Hey Ted,
What is the reasoning again that dropping the first eigenvector is
equivalent
to forgetting about normalization / centering? I have heard this before,
but
don't know if the math pops out at me... (isn't the first right singular
vector
also effectively the "TextRank" vector, for suitable input documents?)
jake
On Tue, Jul 6, 2010 at 8:27 AM, Ted Dunning <ted.dunning@gmail.com> wrote:
> Related to normalization, the original LSA team claimed better results with
> tf.idf weighting. I would tend to use log(1+tf) . idf instead. I think
> that term weighting of this sort is quite common.
>
> Document level normalization is a bit less common. It is common practice,
> however, to not normalize documents but instead to drop the first
> eigenvector on the theory that is where the document norm winds up anyway.
> I would imagine that normalizing documents to some degree would make the
> numerics of computing the SVD a bit better and save the extra work of
> computing and then throwing away that eigenvector.
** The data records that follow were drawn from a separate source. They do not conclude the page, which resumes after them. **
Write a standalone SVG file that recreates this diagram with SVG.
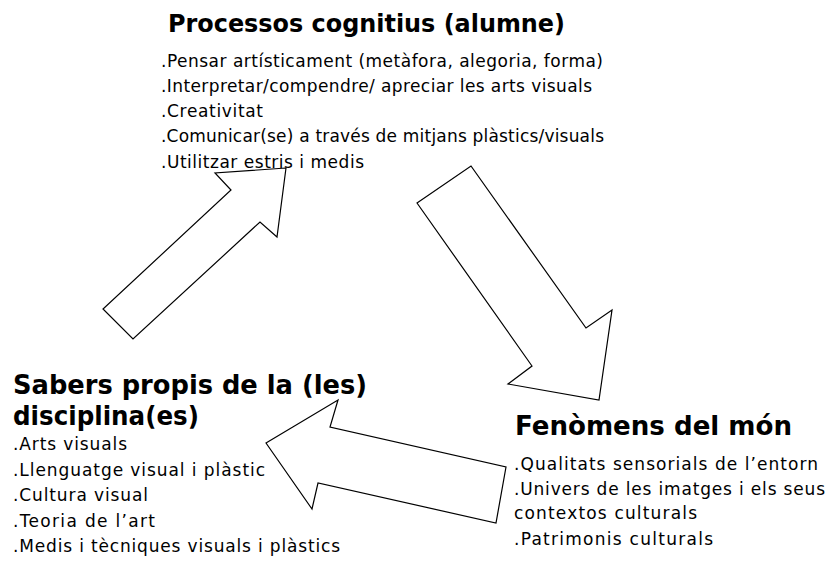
<svg xmlns="http://www.w3.org/2000/svg" width="830" height="561" viewBox="0 0 830 561">
<style>
.bg{fill:#ffffff}
.arrow{fill:#ffffff;stroke:#000000;stroke-width:1.2;stroke-linejoin:miter}
.title{font-family:"DejaVu Sans","Verdana",sans-serif;font-weight:bold;fill:#000000}
.item{font-family:"DejaVu Sans","Verdana",sans-serif;font-size:17px;fill:#000000}
</style>
<rect class="bg" x="0" y="0" width="830" height="561"/>
<g id="connectors">
<polygon class="arrow" points="286,168 215,173 231,190 103,309 133,339 260,222 277,237"/>
<polygon class="arrow" points="417,203 471,166 586,328 612,310 599,400 508,384 532,366"/>
<polygon class="arrow" points="266,443 338,400 330,427 506,467 496,523 318,483 312,509"/>
</g>
<g id="node-processos">
<text class="title" x="168" y="32" font-size="25" textLength="397" lengthAdjust="spacingAndGlyphs">Processos cognitius (alumne)</text>
<text class="item" x="161" y="67" textLength="442">.Pensar artísticament (metàfora, alegoria, forma)</text>
<text class="item" x="161" y="92" textLength="431">.Interpretar/compendre/ apreciar les arts visuals</text>
<text class="item" x="161" y="117" textLength="102">.Creativitat</text>
<text class="item" x="161" y="142" textLength="443">.Comunicar(se) a través de mitjans plàstics/visuals</text>
<text class="item" x="161" y="168" textLength="203">.Utilitzar estris i medis</text>
</g>
<g id="node-sabers">
<text class="title" x="13" y="394" font-size="26" textLength="354" lengthAdjust="spacingAndGlyphs">Sabers propis de la (les)</text>
<text class="title" x="13" y="425" font-size="26" textLength="186" lengthAdjust="spacingAndGlyphs">disciplina(es)</text>
<text class="item" x="13" y="450" textLength="114">.Arts visuals</text>
<text class="item" x="13" y="476" textLength="252">.Llenguatge visual i plàstic</text>
<text class="item" x="13" y="501" textLength="135">.Cultura visual</text>
<text class="item" x="13" y="527" textLength="142">.Teoria de l’art</text>
<text class="item" x="13" y="552" textLength="327">.Medis i tècniques visuals i plàstics</text>
</g>
<g id="node-fenomens">
<text class="title" x="515" y="435" font-size="26" textLength="277" lengthAdjust="spacingAndGlyphs">Fenòmens del món</text>
<text class="item" x="514" y="470" textLength="304">.Qualitats sensorials de l’entorn</text>
<text class="item" x="514" y="495" textLength="311">.Univers de les imatges i els seus</text>
<text class="item" x="514" y="519" textLength="183">contextos culturals</text>
<text class="item" x="514" y="545" textLength="199">.Patrimonis culturals</text>
</g>
</svg>
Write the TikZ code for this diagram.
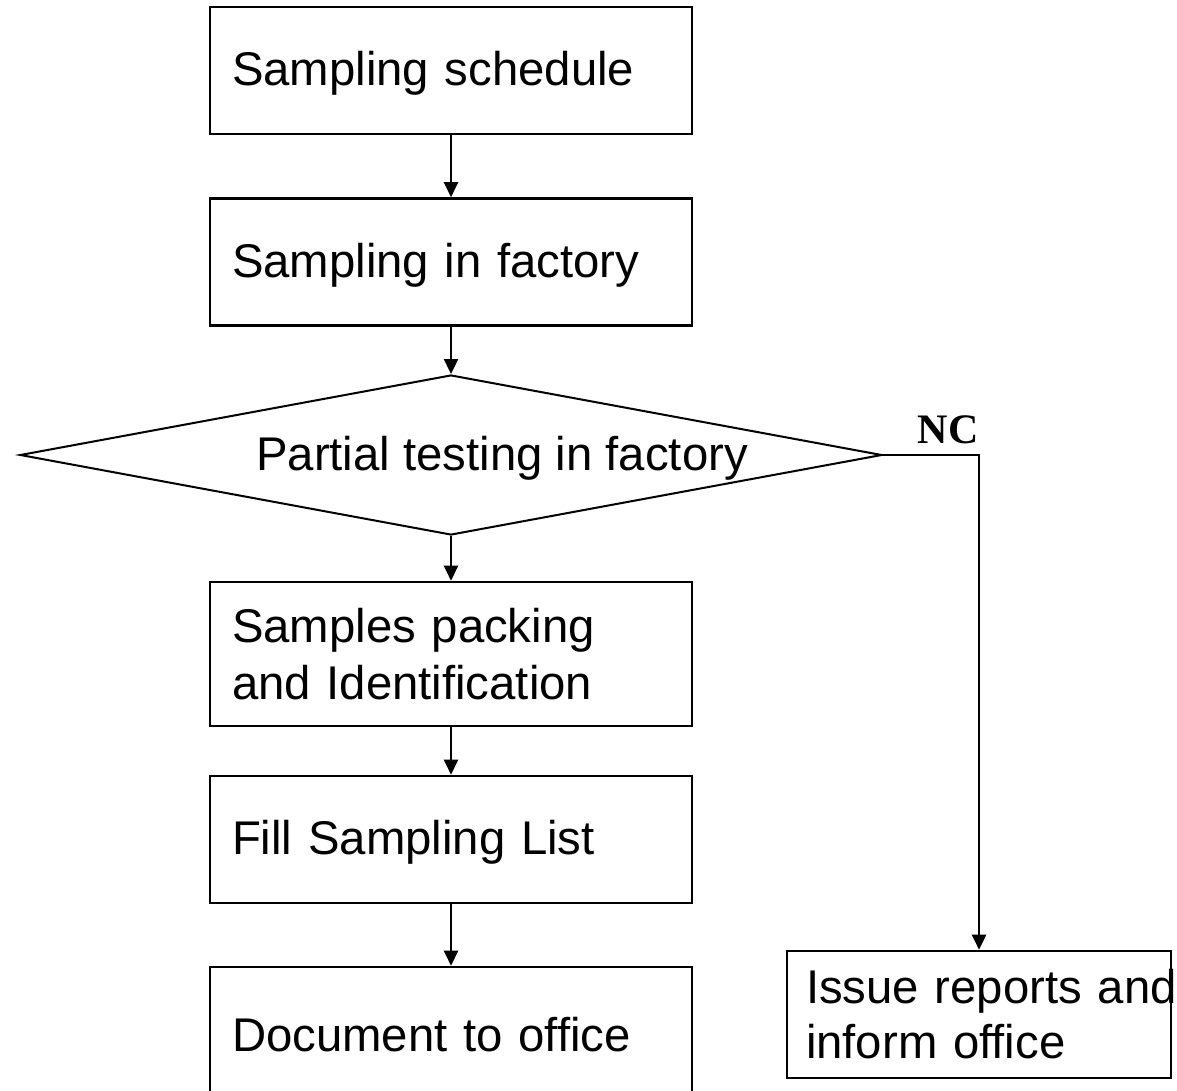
\documentclass[tikz,border=0pt]{standalone}
\usepackage{fontspec}
\setmainfont{Liberation Sans}
\newfontfamily\ncfont{Liberation Serif}
\usetikzlibrary{arrows.meta,shapes.geometric}
\newcommand{\onelinetxt}[1]{\raisebox{0pt}[0.905em][0.25em]{#1}}
\begin{document}
\begin{tikzpicture}[x=1pt,y=-1pt,
  box/.style={draw,line width=2.6pt,minimum width=482pt,minimum height=127pt,
    text width=438pt,inner xsep=22pt,align=left,font=\fontsize{47.3}{56.5}\selectfont},
  arr/.style={line width=2.4pt,-{Triangle[length=15pt,width=14pt]}},
  lbl/.style={font=\fontsize{47.3}{56.5}\selectfont,inner sep=0pt}]
\useasboundingbox (0,0) rectangle (1177,1091);
\node[box] (b1) at (451,70.5) {\onelinetxt{Sampling schedule}};
\node[box] (b2) at (451,262) {\onelinetxt{Sampling in factory}};
\node[draw,diamond,line width=2pt,minimum width=862pt,minimum height=160pt,inner sep=0pt] (d) at (451,455) {};
\node[lbl] (dt) at (502,458) {Partial testing in factory};
\node[box,minimum height=144pt] (b3) at (451,654) {Samples packing\\and Identification};
\node[box] (b4) at (451,839.5) {\onelinetxt{Fill Sampling List}};
\node[box,minimum height=137pt] (b5) at (451,1035.5) {\onelinetxt{Document to office}};
\node[box,minimum width=384pt,text width=346pt,inner xsep=19pt,font=\fontsize{47.3}{55}\selectfont] (b6) at (979,1014.5) {\mbox{Issue reports and}\\inform office};
\node[font=\ncfont\bfseries\fontsize{42}{42}\selectfont,anchor=base,inner sep=0pt] (nc) at (948,443) {NC};
\draw[arr] (b1) -- (b2);
\draw[arr] (b2) -- (d.north);
\draw[arr] (d.south) -- (b3);
\draw[arr] (b3) -- (b4);
\draw[arr] (b4) -- (b5.north);
\draw[arr,line width=2.6pt] (d.east) -| (b6.north);
\end{tikzpicture}
\end{document}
The first eigenvector
> also takes the load of centering the documents.
>
> I do know that I have forgotten to toss that first eigenvector on several
> occasions and been mystified for a time at how my results weren't as good.
>
> On Mon, Jul 5, 2010 at 11:16 PM, Jake Mannix <jake.mannix@gmail.com>
> wrote:
>
> > In my own experience, things like graphs (including bipartite graphs like
> > ratings matrices) I normalized before *and* after, but text I don't
> (unit)
> > normalize before, but do normalize after.
> >
> > The reasoning I use is that normalizing the rows of graphs has
> > a meaning in the context of the graph (you're doing the PageRanklike
> > thing of normalizing outflowing probability when looking at random
> > walks, for example, or for ratings matrices, you're saying that
> > everyone gets "one vote" to distribute amongst the things they've
> > rated [these apply for doing L_1 normalization, which isn't always
> > appropriate]), while I don't know if I buy the similar description of
> > what prenormalizing the rows of a text corpus.
> >
>